Go through the listing and set it down exactly, leaving out its pictures.
--- START ---
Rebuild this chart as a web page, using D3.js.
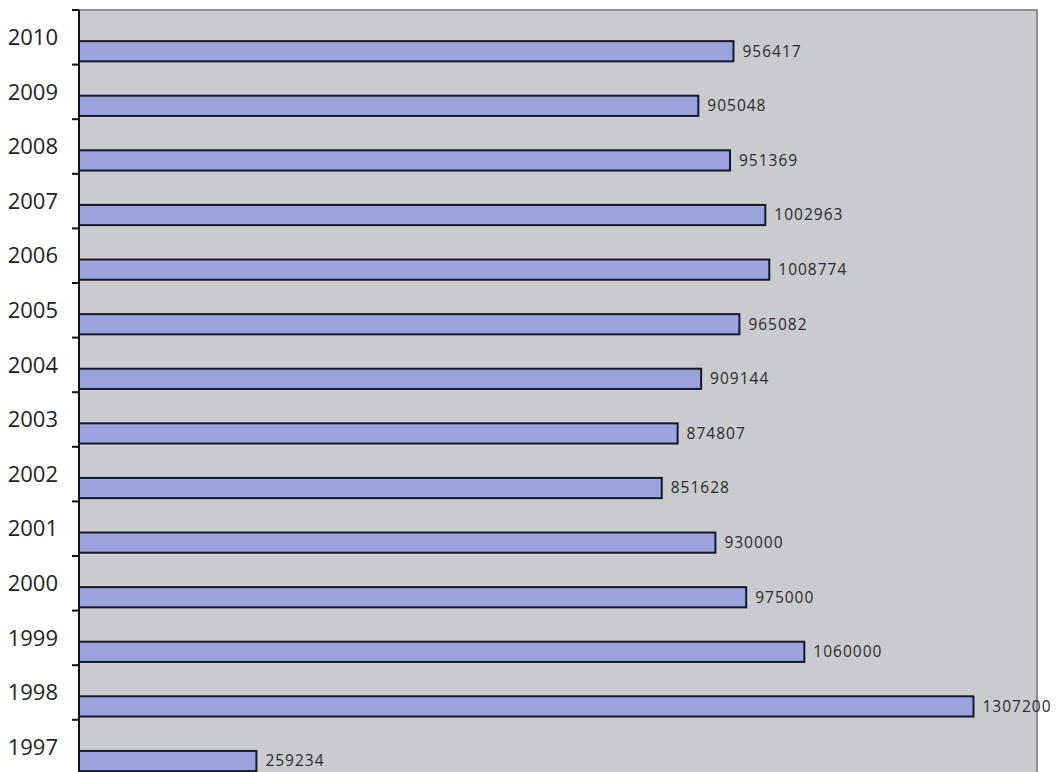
<!DOCTYPE html>
<meta charset="utf-8">
<head>
  <meta charset="utf-8">
  <title>Values by year</title>
</head>
<style>
body { margin: 0; background: #fff; }
.year { font-family: 'Open Sans', sans-serif; font-size: 22px; fill: #222; }
.val { font-family: 'Open Sans', sans-serif; font-size: 15.5px; fill: #2a2a2a; letter-spacing: 1px; }
.bar { fill: #9ba3dd; stroke: #15172a; stroke-width: 2; }
</style>
<body>
<div class='chart'></div>

<script src="https://d3js.org/d3.v7.min.js"></script>
<script>

// data, top row first
var years = ['2010', '2009', '2008', '2007', '2006', '2005', '2004', '2003', '2002', '2001', '2000', '1999', '1998', '1997']
var values = [956417, 905048, 951369, 1002963, 1008774, 965082, 909144, 874807, 851628, 930000, 975000, 1060000, 1307200, 259234]
var xMax = 1400000

var width = 1062
var height = 772
var left = 79
var right = 1037
var plotTop = 10
var step = 54.6

var svg = d3.select('.chart')
    .append('svg')
    .attr('width', width)
    .attr('height', height)
    .style('display', 'block')

var x = d3.scaleLinear()
    .domain([0, xMax])
    .range([left, right])

var y = d3.scaleBand()
    .domain(years)
    .range([plotTop, plotTop + step * years.length])
    .padding(0)

var data = years.map(function (d, i) { return {year: d, value: values[i]} })

// plot background + grey frame on top and right
svg.append('rect')
    .attr('x', left)
    .attr('y', plotTop)
    .attr('width', right - left)
    .attr('height', height)
    .attr('fill', '#c9cbce')

svg.append('path')
    .attr('d', 'M' + left + ',' + plotTop + 'H' + right + 'V' + height)
    .attr('fill', 'none')
    .attr('stroke', '#8c8e91')
    .attr('stroke-width', 2)

// bars
svg.selectAll('.bar')
    .data(data)
    .enter().append('rect')
    .attr('class', 'bar')
    .attr('x', x(0))
    .attr('y', function (d) { return y(d.year) + y.bandwidth() * 0.57 })
    .attr('width', function (d) { return x(d.value) - x(0) })
    .attr('height', y.bandwidth() * 0.37)

// value labels
svg.selectAll('.val')
    .data(data)
    .enter().append('text')
    .attr('class', 'val')
    .attr('x', function (d) { return x(d.value) + 9 })
    .attr('y', function (d) { return y(d.year) + y.bandwidth() * 0.755 })
    .attr('dy', '0.35em')
    .text(function (d) { return d.value })

// left axis line and ticks at band edges
svg.append('line')
    .attr('x1', left).attr('x2', left)
    .attr('y1', plotTop).attr('y2', height)
    .attr('stroke', '#111')
    .attr('stroke-width', 2)

var edges = years.concat(['end'])
svg.selectAll('.tick')
    .data(edges)
    .enter().append('line')
    .attr('class', 'tick')
    .attr('x1', left - 7).attr('x2', left)
    .attr('y1', function (d, i) { return plotTop + i * y.step() })
    .attr('y2', function (d, i) { return plotTop + i * y.step() })
    .attr('stroke', '#111')
    .attr('stroke-width', 2)

// year labels
svg.selectAll('.year')
    .data(years)
    .enter().append('text')
    .attr('class', 'year')
    .attr('x', 58)
    .attr('y', function (d) { return y(d) + 35 })
    .attr('text-anchor', 'end')
    .text(function (d) { return d })

</script>
</body>
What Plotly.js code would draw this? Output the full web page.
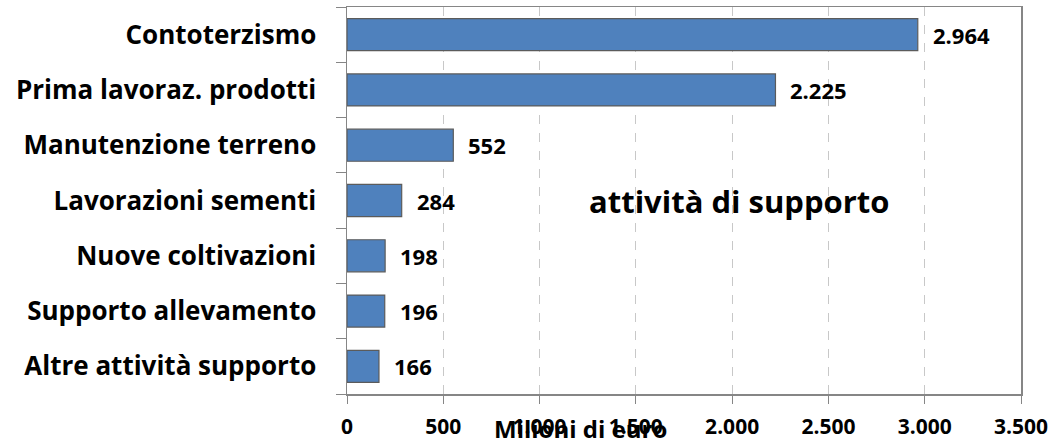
<!DOCTYPE html>
<html>
<head>
<meta charset="utf-8">
<script src="https://cdn.plot.ly/plotly-3.0.1.min.js"></script>
<style>
  html, body { margin: 0; padding: 0; background: #fff; }
  #chart { width: 1056px; height: 441px; }
</style>
</head>
<body>
<div id="chart"></div>
<script>
// Attività di supporto all'agricoltura, milioni di euro
const categories = [
    'Contoterzismo',
    'Prima lavoraz. prodotti',
    'Manutenzione terreno',
    'Lavorazioni sementi',
    'Nuove coltivazioni',
    'Supporto allevamento',
    'Altre attività supporto'
];
const values = [2964, 2225, 552, 284, 198, 196, 166];
const tickVals = [0, 500, 1000, 1500, 2000, 2500, 3000, 3500];

const FONT = '"Open Sans", sans-serif';

// Italian number format: 2964 -> 2.964
function fmt(v) {
    return v.toString().replace(/\B(?=(\d{3})+(?!\d))/g, '.');
}

const trace = {
    type: 'bar',
    orientation: 'h',
    x: values,
    y: categories,
    marker: {
        color: '#4F81BD',
        line: { color: '#5b5b5b', width: 1.2 }
    },
    hoverinfo: 'x+y'
};

// value labels to the right of each bar
const valueLabels = values.map((v, i) => ({
    x: v,
    y: categories[i],
    xref: 'x',
    yref: 'y',
    text: '<b>' + fmt(v) + '</b>',
    showarrow: false,
    xanchor: 'left',
    xshift: 13,
    font: { family: FONT, size: 22, color: '#000' }
}));

const layout = {
    width: 1056,
    height: 441,
    margin: { l: 347, r: 35, t: 7, b: 47 },
    paper_bgcolor: '#fff',
    plot_bgcolor: '#fff',
    showlegend: false,
    bargap: 0.42,
    font: { family: FONT, color: '#000' },
    xaxis: {
        range: [0, 3500],
        tickvals: tickVals,
        ticktext: tickVals.map(v => '<b>' + fmt(v) + '</b>'),
        tickfont: { family: FONT, size: 21, color: '#000' },
        ticks: 'outside',
        ticklen: 8,
        tickcolor: '#868686',
        ticklabelstandoff: 5,
        showgrid: true,
        gridcolor: '#c8c8c8',
        griddash: 'dash',
        gridwidth: 1,
        showline: true,
        linecolor: '#868686',
        linewidth: 1.5,
        mirror: true,
        zeroline: false,
        fixedrange: true
    },
    yaxis: {
        type: 'category',
        autorange: 'reversed',
        tickson: 'boundaries',
        ticks: 'outside',
        ticklen: 10,
        tickcolor: '#868686',
        ticklabelstandoff: 24,
        tickfont: { family: FONT, size: 26, color: '#000' },
        ticktext: categories.map(c => '<b>' + c + '</b>'),
        tickvals: categories,
        showgrid: false,
        showline: true,
        linecolor: '#868686',
        linewidth: 1.5,
        mirror: true,
        zeroline: false,
        fixedrange: true
    },
    annotations: valueLabels.concat([
        {
            text: '<b>attività di supporto</b>',
            xref: 'paper', yref: 'paper',
            x: 0.582, y: 0.5,
            xanchor: 'center', yanchor: 'middle',
            showarrow: false,
            font: { family: FONT, size: 31, color: '#000' }
        },
        {
            text: '<b>Milioni di euro</b>',
            xref: 'paper', yref: 'paper',
            x: 0.346, y: -0.088,
            xanchor: 'center', yanchor: 'middle',
            showarrow: false,
            font: { family: FONT, size: 24, color: '#000' }
        }
    ])
};

Plotly.newPlot('chart', [trace], layout, { displayModeBar: false, staticPlot: true });
</script>
</body>
</html>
--- END ---
Task output
Rebuild this chart as a web page, using D3.js.
<!DOCTYPE html>
<meta charset="utf-8">
<head>
  <meta charset="utf-8">
  <title>Values by year</title>
</head>
<style>
body { margin: 0; background: #fff; }
.year { font-family: 'Open Sans', sans-serif; font-size: 22px; fill: #222; }
.val { font-family: 'Open Sans', sans-serif; font-size: 15.5px; fill: #2a2a2a; letter-spacing: 1px; }
.bar { fill: #9ba3dd; stroke: #15172a; stroke-width: 2; }
</style>
<body>
<div class='chart'></div>

<script src="https://d3js.org/d3.v7.min.js"></script>
<script>

// data, top row first
var years = ['2010', '2009', '2008', '2007', '2006', '2005', '2004', '2003', '2002', '2001', '2000', '1999', '1998', '1997']
var values = [956417, 905048, 951369, 1002963, 1008774, 965082, 909144, 874807, 851628, 930000, 975000, 1060000, 1307200, 259234]
var xMax = 1400000

var width = 1062
var height = 772
var left = 79
var right = 1037
var plotTop = 10
var step = 54.6

var svg = d3.select('.chart')
    .append('svg')
    .attr('width', width)
    .attr('height', height)
    .style('display', 'block')

var x = d3.scaleLinear()
    .domain([0, xMax])
    .range([left, right])

var y = d3.scaleBand()
    .domain(years)
    .range([plotTop, plotTop + step * years.length])
    .padding(0)

var data = years.map(function (d, i) { return {year: d, value: values[i]} })

// plot background + grey frame on top and right
svg.append('rect')
    .attr('x', left)
    .attr('y', plotTop)
    .attr('width', right - left)
    .attr('height', height)
    .attr('fill', '#c9cbce')

svg.append('path')
    .attr('d', 'M' + left + ',' + plotTop + 'H' + right + 'V' + height)
    .attr('fill', 'none')
    .attr('stroke', '#8c8e91')
    .attr('stroke-width', 2)

// bars
svg.selectAll('.bar')
    .data(data)
    .enter().append('rect')
    .attr('class', 'bar')
    .attr('x', x(0))
    .attr('y', function (d) { return y(d.year) + y.bandwidth() * 0.57 })
    .attr('width', function (d) { return x(d.value) - x(0) })
    .attr('height', y.bandwidth() * 0.37)

// value labels
svg.selectAll('.val')
    .data(data)
    .enter().append('text')
    .attr('class', 'val')
    .attr('x', function (d) { return x(d.value) + 9 })
    .attr('y', function (d) { return y(d.year) + y.bandwidth() * 0.755 })
    .attr('dy', '0.35em')
    .text(function (d) { return d.value })

// left axis line and ticks at band edges
svg.append('line')
    .attr('x1', left).attr('x2', left)
    .attr('y1', plotTop).attr('y2', height)
    .attr('stroke', '#111')
    .attr('stroke-width', 2)

var edges = years.concat(['end'])
svg.selectAll('.tick')
    .data(edges)
    .enter().append('line')
    .attr('class', 'tick')
    .attr('x1', left - 7).attr('x2', left)
    .attr('y1', function (d, i) { return plotTop + i * y.step() })
    .attr('y2', function (d, i) { return plotTop + i * y.step() })
    .attr('stroke', '#111')
    .attr('stroke-width', 2)

// year labels
svg.selectAll('.year')
    .data(years)
    .enter().append('text')
    .attr('class', 'year')
    .attr('x', 58)
    .attr('y', function (d) { return y(d) + 35 })
    .attr('text-anchor', 'end')
    .text(function (d) { return d })

</script>
</body>
What Plotly.js code would draw this? Output the full web page.
<!DOCTYPE html>
<html>
<head>
<meta charset="utf-8">
<script src="https://cdn.plot.ly/plotly-3.0.1.min.js"></script>
<style>
  html, body { margin: 0; padding: 0; background: #fff; }
  #chart { width: 1056px; height: 441px; }
</style>
</head>
<body>
<div id="chart"></div>
<script>
// Attività di supporto all'agricoltura, milioni di euro
const categories = [
    'Contoterzismo',
    'Prima lavoraz. prodotti',
    'Manutenzione terreno',
    'Lavorazioni sementi',
    'Nuove coltivazioni',
    'Supporto allevamento',
    'Altre attività supporto'
];
const values = [2964, 2225, 552, 284, 198, 196, 166];
const tickVals = [0, 500, 1000, 1500, 2000, 2500, 3000, 3500];

const FONT = '"Open Sans", sans-serif';

// Italian number format: 2964 -> 2.964
function fmt(v) {
    return v.toString().replace(/\B(?=(\d{3})+(?!\d))/g, '.');
}

const trace = {
    type: 'bar',
    orientation: 'h',
    x: values,
    y: categories,
    marker: {
        color: '#4F81BD',
        line: { color: '#5b5b5b', width: 1.2 }
    },
    hoverinfo: 'x+y'
};

// value labels to the right of each bar
const valueLabels = values.map((v, i) => ({
    x: v,
    y: categories[i],
    xref: 'x',
    yref: 'y',
    text: '<b>' + fmt(v) + '</b>',
    showarrow: false,
    xanchor: 'left',
    xshift: 13,
    font: { family: FONT, size: 22, color: '#000' }
}));

const layout = {
    width: 1056,
    height: 441,
    margin: { l: 347, r: 35, t: 7, b: 47 },
    paper_bgcolor: '#fff',
    plot_bgcolor: '#fff',
    showlegend: false,
    bargap: 0.42,
    font: { family: FONT, color: '#000' },
    xaxis: {
        range: [0, 3500],
        tickvals: tickVals,
        ticktext: tickVals.map(v => '<b>' + fmt(v) + '</b>'),
        tickfont: { family: FONT, size: 21, color: '#000' },
        ticks: 'outside',
        ticklen: 8,
        tickcolor: '#868686',
        ticklabelstandoff: 5,
        showgrid: true,
        gridcolor: '#c8c8c8',
        griddash: 'dash',
        gridwidth: 1,
        showline: true,
        linecolor: '#868686',
        linewidth: 1.5,
        mirror: true,
        zeroline: false,
        fixedrange: true
    },
    yaxis: {
        type: 'category',
        autorange: 'reversed',
        tickson: 'boundaries',
        ticks: 'outside',
        ticklen: 10,
        tickcolor: '#868686',
        ticklabelstandoff: 24,
        tickfont: { family: FONT, size: 26, color: '#000' },
        ticktext: categories.map(c => '<b>' + c + '</b>'),
        tickvals: categories,
        showgrid: false,
        showline: true,
        linecolor: '#868686',
        linewidth: 1.5,
        mirror: true,
        zeroline: false,
        fixedrange: true
    },
    annotations: valueLabels.concat([
        {
            text: '<b>attività di supporto</b>',
            xref: 'paper', yref: 'paper',
            x: 0.582, y: 0.5,
            xanchor: 'center', yanchor: 'middle',
            showarrow: false,
            font: { family: FONT, size: 31, color: '#000' }
        },
        {
            text: '<b>Milioni di euro</b>',
            xref: 'paper', yref: 'paper',
            x: 0.346, y: -0.088,
            xanchor: 'center', yanchor: 'middle',
            showarrow: false,
            font: { family: FONT, size: 24, color: '#000' }
        }
    ])
};

Plotly.newPlot('chart', [trace], layout, { displayModeBar: false, staticPlot: true });
</script>
</body>
</html>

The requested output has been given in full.